— Start Information provided —
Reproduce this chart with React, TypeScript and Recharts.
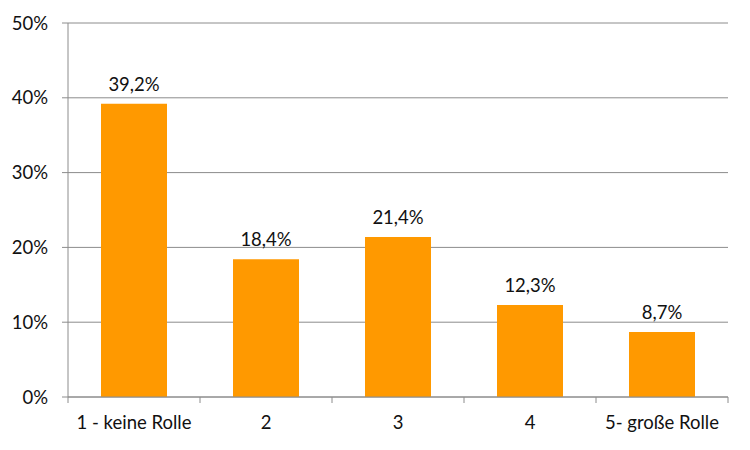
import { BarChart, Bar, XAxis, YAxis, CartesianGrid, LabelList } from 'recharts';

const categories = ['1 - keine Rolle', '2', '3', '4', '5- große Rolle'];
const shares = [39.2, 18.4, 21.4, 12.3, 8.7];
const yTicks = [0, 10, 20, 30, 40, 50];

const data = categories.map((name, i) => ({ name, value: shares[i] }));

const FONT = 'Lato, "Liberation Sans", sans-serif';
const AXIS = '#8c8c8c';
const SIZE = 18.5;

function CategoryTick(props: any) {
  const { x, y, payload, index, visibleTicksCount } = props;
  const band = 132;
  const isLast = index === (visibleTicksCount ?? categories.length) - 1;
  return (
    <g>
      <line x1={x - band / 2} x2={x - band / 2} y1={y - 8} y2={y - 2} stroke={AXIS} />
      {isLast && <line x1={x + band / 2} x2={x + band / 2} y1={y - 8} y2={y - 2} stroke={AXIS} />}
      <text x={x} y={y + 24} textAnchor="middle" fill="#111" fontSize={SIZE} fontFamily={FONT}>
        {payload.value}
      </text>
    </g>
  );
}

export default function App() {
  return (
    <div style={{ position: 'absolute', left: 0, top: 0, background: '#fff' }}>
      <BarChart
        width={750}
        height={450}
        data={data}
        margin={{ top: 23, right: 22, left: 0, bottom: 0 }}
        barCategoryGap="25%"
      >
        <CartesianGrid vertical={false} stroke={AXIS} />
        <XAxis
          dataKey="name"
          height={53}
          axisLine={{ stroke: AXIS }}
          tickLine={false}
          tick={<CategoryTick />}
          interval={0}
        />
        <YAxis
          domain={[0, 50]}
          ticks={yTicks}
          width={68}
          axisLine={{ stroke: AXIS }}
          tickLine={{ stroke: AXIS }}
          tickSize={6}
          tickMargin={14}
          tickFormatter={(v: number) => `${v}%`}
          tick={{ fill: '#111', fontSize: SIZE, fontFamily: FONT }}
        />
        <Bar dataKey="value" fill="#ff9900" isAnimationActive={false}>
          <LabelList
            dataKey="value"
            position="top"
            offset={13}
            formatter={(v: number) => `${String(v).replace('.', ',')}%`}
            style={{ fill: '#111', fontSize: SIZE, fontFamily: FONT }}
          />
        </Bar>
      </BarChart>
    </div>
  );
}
— End Information provided —
— Start Information provided —
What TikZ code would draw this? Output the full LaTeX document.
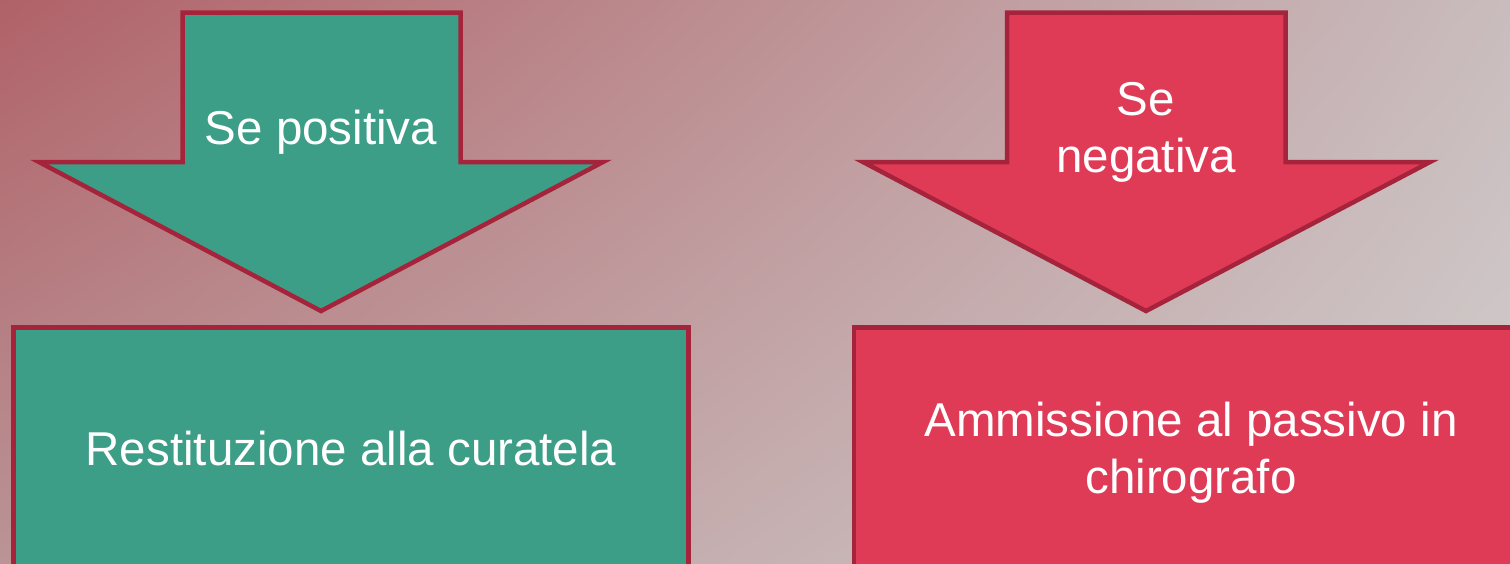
— End Information provided —
— Start Information provided —
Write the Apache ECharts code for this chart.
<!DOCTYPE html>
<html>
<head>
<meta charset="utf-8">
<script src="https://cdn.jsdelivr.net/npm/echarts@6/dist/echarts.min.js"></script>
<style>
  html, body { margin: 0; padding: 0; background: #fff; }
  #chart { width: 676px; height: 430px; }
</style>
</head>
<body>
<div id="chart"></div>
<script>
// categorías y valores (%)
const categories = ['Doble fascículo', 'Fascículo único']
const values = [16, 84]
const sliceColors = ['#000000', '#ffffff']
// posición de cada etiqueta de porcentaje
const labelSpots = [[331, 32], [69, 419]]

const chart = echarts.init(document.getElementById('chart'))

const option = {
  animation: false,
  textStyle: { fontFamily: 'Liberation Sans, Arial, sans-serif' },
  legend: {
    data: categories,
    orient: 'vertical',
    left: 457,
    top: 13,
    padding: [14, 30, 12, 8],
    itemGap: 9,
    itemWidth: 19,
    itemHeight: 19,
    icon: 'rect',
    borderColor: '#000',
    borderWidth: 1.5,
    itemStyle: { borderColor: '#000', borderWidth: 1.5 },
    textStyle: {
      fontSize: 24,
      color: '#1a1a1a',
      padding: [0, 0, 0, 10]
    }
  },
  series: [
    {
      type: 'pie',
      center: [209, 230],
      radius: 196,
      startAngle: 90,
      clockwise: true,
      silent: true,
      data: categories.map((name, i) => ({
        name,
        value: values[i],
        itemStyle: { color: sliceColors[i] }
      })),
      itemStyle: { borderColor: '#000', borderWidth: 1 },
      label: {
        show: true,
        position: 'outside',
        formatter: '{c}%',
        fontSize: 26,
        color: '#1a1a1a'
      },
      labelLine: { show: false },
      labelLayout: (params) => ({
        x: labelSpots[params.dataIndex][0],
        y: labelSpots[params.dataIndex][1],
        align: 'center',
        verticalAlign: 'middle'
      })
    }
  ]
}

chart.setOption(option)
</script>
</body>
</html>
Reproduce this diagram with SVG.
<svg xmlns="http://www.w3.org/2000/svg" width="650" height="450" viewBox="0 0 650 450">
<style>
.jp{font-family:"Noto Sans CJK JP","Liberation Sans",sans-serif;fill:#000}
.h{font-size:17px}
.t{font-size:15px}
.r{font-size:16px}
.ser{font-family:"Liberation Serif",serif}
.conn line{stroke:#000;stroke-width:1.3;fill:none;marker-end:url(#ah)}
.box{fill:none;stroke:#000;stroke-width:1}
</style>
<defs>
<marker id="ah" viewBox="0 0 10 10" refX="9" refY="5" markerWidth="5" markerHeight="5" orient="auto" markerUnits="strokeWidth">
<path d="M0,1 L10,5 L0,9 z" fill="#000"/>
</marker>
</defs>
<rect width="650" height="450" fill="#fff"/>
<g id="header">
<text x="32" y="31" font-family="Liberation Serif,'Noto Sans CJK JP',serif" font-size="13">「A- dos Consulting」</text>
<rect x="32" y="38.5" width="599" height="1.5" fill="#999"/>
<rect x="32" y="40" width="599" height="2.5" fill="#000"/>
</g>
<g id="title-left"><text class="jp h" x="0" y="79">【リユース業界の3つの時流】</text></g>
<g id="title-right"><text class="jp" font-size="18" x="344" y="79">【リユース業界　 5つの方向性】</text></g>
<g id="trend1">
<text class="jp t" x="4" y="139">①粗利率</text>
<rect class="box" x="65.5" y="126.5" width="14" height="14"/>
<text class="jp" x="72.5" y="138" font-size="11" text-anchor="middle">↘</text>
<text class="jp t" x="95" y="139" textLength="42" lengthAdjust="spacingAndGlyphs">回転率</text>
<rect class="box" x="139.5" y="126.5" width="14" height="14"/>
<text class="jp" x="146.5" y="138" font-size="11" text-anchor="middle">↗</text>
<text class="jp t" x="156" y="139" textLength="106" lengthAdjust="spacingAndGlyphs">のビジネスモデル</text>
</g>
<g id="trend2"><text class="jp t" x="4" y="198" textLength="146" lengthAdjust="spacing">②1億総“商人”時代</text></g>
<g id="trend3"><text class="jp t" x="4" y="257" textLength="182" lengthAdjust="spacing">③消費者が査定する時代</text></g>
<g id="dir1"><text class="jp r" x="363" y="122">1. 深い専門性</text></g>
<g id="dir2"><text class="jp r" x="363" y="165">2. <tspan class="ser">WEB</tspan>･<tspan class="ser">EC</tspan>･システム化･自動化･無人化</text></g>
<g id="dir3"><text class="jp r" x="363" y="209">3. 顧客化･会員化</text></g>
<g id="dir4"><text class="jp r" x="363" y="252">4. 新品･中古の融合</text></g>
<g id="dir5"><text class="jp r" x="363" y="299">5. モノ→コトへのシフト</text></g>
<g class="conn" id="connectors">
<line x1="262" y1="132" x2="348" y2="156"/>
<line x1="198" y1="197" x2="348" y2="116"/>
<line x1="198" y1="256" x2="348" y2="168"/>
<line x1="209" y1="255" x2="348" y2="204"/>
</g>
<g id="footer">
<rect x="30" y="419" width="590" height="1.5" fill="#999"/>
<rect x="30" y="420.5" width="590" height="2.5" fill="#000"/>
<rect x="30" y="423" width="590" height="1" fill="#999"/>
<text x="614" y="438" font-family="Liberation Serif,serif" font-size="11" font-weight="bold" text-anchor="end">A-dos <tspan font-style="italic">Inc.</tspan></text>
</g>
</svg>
— End Information provided —
> Problem requirements:
Beginning with the line above that contains "Reproduce this chart" and ending with the line that contains "const SIZE = 18.5;", quote each line exactly, keeping out the pictures.

> Task output:
Reproduce this chart with React, TypeScript and Recharts.
import { BarChart, Bar, XAxis, YAxis, CartesianGrid, LabelList } from 'recharts';

const categories = ['1 - keine Rolle', '2', '3', '4', '5- große Rolle'];
const shares = [39.2, 18.4, 21.4, 12.3, 8.7];
const yTicks = [0, 10, 20, 30, 40, 50];

const data = categories.map((name, i) => ({ name, value: shares[i] }));

const FONT = 'Lato, "Liberation Sans", sans-serif';
const AXIS = '#8c8c8c';
const SIZE = 18.5;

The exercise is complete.